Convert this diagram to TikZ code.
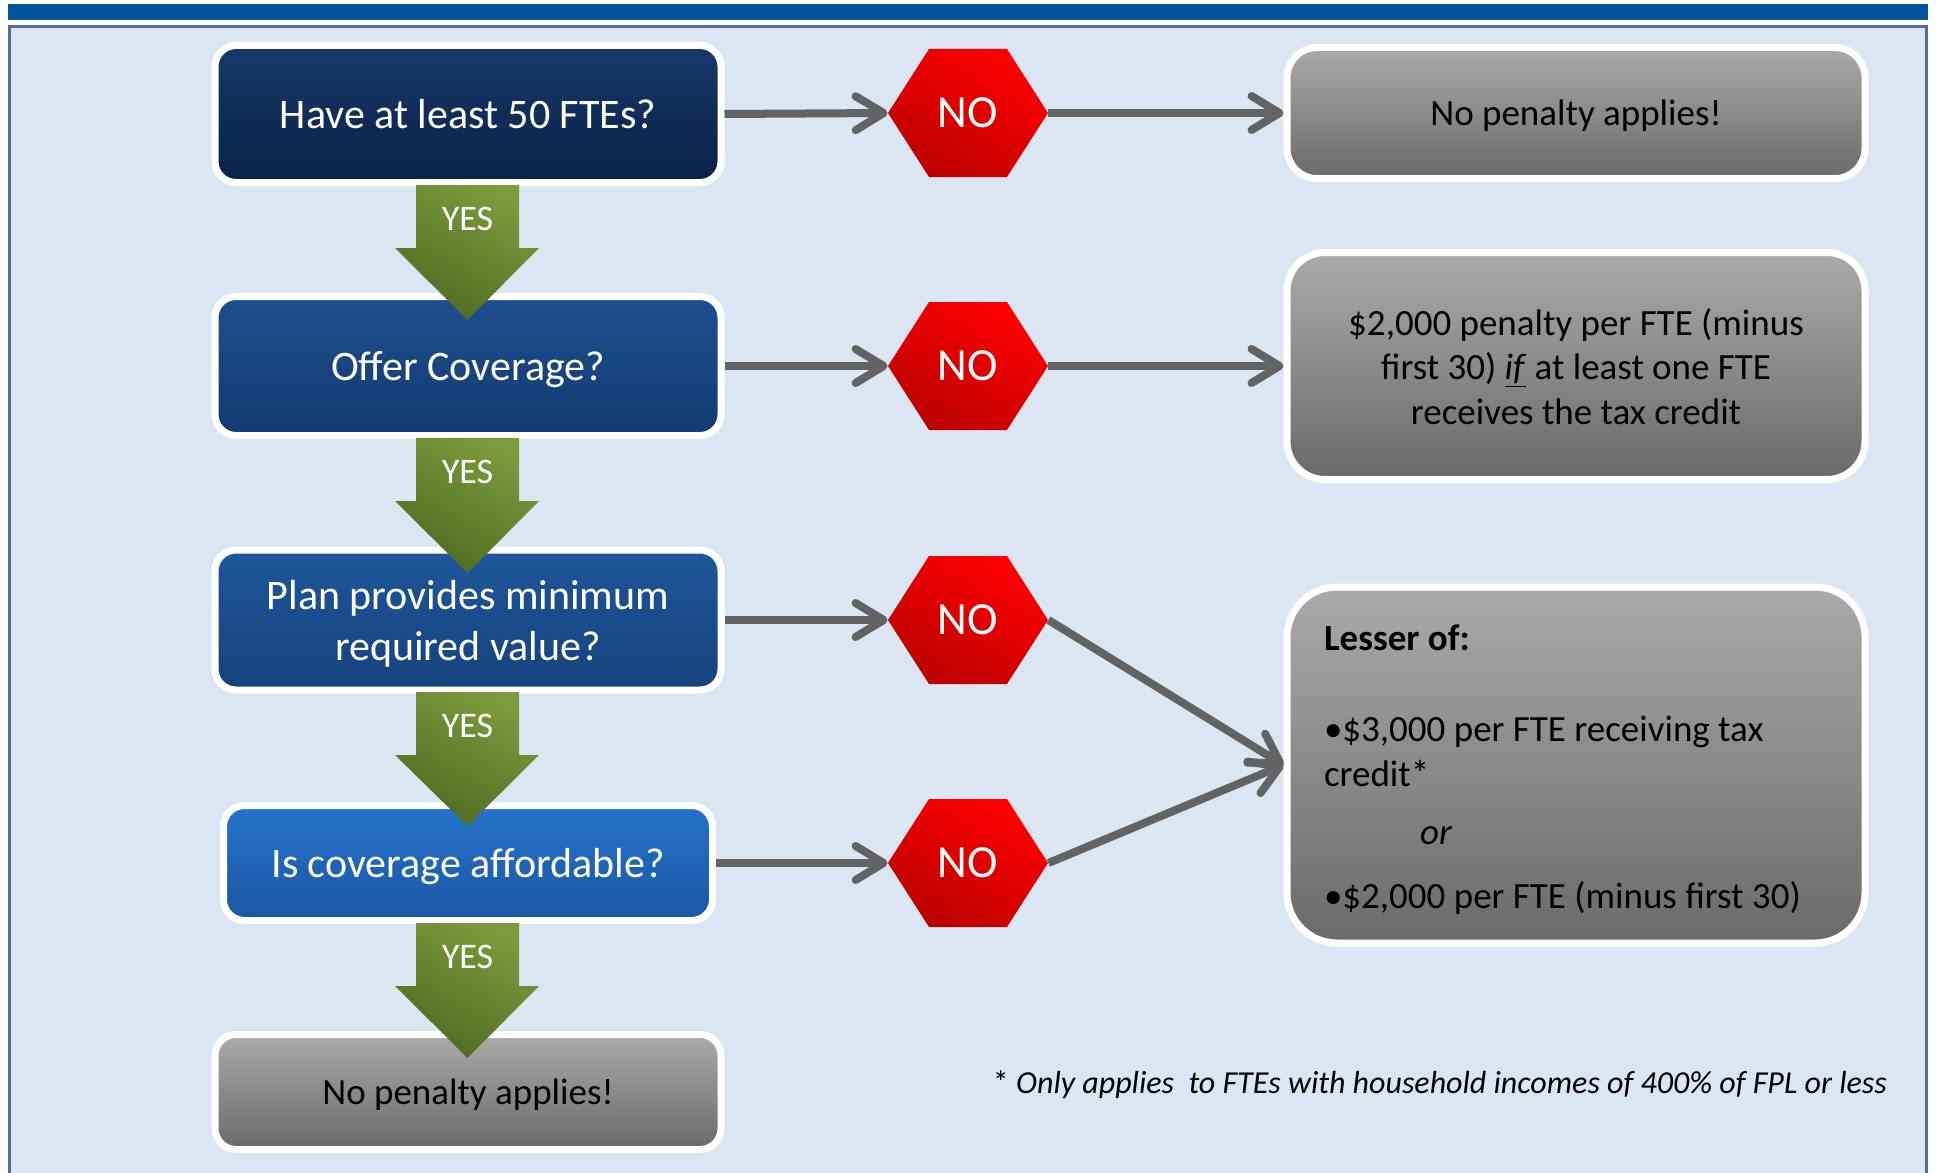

--

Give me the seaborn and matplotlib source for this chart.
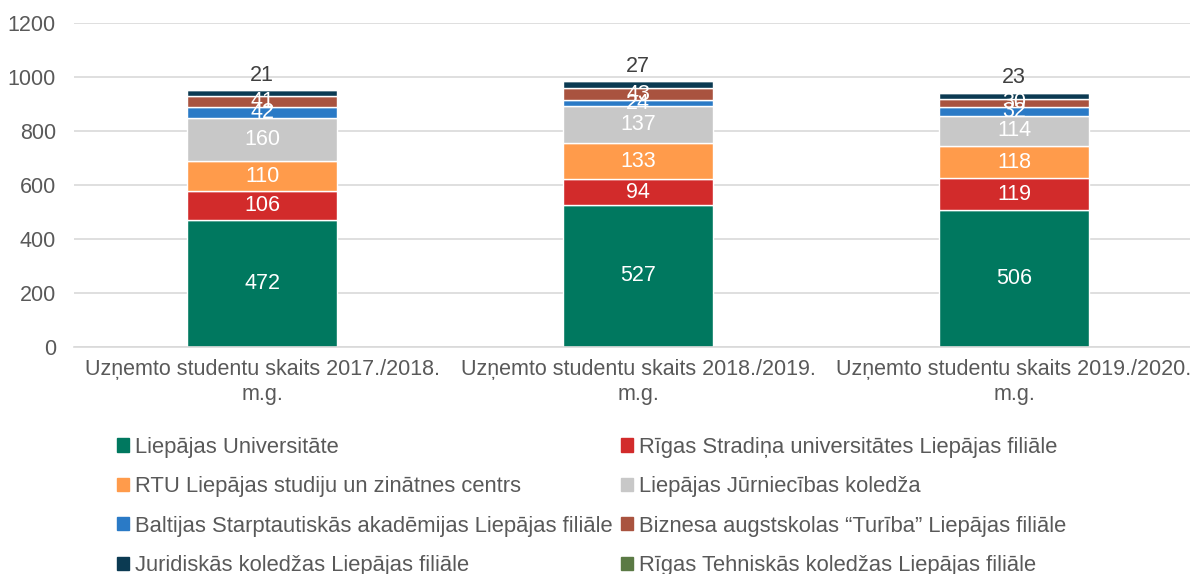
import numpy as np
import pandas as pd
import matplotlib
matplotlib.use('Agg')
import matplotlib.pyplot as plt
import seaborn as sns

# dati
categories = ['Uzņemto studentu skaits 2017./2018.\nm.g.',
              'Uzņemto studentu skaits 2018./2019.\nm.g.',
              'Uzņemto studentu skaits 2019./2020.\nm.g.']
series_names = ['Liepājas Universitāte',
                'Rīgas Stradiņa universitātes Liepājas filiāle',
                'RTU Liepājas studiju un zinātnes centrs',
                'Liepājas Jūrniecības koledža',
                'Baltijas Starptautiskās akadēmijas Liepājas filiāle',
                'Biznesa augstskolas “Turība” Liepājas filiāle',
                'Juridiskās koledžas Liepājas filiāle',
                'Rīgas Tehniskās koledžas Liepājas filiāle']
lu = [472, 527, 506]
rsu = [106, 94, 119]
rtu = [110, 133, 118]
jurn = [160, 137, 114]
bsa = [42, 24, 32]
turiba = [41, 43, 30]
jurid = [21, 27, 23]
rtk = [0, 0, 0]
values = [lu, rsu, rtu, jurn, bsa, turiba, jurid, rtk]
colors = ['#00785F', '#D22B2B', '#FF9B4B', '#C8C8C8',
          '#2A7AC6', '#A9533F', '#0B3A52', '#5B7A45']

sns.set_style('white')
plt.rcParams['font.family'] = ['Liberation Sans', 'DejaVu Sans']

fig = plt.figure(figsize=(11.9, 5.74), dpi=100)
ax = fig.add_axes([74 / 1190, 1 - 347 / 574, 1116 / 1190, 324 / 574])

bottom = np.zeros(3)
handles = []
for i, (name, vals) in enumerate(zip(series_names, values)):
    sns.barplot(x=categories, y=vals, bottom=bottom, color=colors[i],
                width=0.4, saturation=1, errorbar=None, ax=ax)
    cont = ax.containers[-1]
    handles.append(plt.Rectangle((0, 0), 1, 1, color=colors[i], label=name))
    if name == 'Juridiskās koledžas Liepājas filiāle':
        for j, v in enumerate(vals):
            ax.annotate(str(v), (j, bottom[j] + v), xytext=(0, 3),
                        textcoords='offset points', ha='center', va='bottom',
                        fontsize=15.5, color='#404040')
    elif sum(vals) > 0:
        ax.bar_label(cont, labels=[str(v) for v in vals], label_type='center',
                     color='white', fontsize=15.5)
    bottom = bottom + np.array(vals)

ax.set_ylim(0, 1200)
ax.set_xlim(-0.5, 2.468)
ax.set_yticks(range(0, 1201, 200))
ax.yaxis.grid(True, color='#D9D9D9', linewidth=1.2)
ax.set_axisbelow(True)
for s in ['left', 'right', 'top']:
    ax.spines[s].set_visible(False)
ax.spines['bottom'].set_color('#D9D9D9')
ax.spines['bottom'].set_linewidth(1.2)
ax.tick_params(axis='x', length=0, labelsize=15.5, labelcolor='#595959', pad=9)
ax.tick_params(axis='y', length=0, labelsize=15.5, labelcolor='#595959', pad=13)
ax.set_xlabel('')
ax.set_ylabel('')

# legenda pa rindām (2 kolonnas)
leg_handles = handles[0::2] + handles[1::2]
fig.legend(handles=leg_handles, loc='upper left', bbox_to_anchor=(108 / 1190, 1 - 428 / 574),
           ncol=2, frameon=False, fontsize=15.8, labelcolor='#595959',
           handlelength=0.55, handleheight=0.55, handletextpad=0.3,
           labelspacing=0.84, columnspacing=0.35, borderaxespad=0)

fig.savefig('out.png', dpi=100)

- [Problem]: Pictures in the material above should be skipped; print exactly the lines from the one with "Give me the" through the one with "ax = fig.add_axes([74".

- [Answer to the task]:
Give me the seaborn and matplotlib source for this chart.
import numpy as np
import pandas as pd
import matplotlib
matplotlib.use('Agg')
import matplotlib.pyplot as plt
import seaborn as sns

# dati
categories = ['Uzņemto studentu skaits 2017./2018.\nm.g.',
              'Uzņemto studentu skaits 2018./2019.\nm.g.',
              'Uzņemto studentu skaits 2019./2020.\nm.g.']
series_names = ['Liepājas Universitāte',
                'Rīgas Stradiņa universitātes Liepājas filiāle',
                'RTU Liepājas studiju un zinātnes centrs',
                'Liepājas Jūrniecības koledža',
                'Baltijas Starptautiskās akadēmijas Liepājas filiāle',
                'Biznesa augstskolas “Turība” Liepājas filiāle',
                'Juridiskās koledžas Liepājas filiāle',
                'Rīgas Tehniskās koledžas Liepājas filiāle']
lu = [472, 527, 506]
rsu = [106, 94, 119]
rtu = [110, 133, 118]
jurn = [160, 137, 114]
bsa = [42, 24, 32]
turiba = [41, 43, 30]
jurid = [21, 27, 23]
rtk = [0, 0, 0]
values = [lu, rsu, rtu, jurn, bsa, turiba, jurid, rtk]
colors = ['#00785F', '#D22B2B', '#FF9B4B', '#C8C8C8',
          '#2A7AC6', '#A9533F', '#0B3A52', '#5B7A45']

sns.set_style('white')
plt.rcParams['font.family'] = ['Liberation Sans', 'DejaVu Sans']

fig = plt.figure(figsize=(11.9, 5.74), dpi=100)
ax = fig.add_axes([74 / 1190, 1 - 347 / 574, 1116 / 1190, 324 / 574])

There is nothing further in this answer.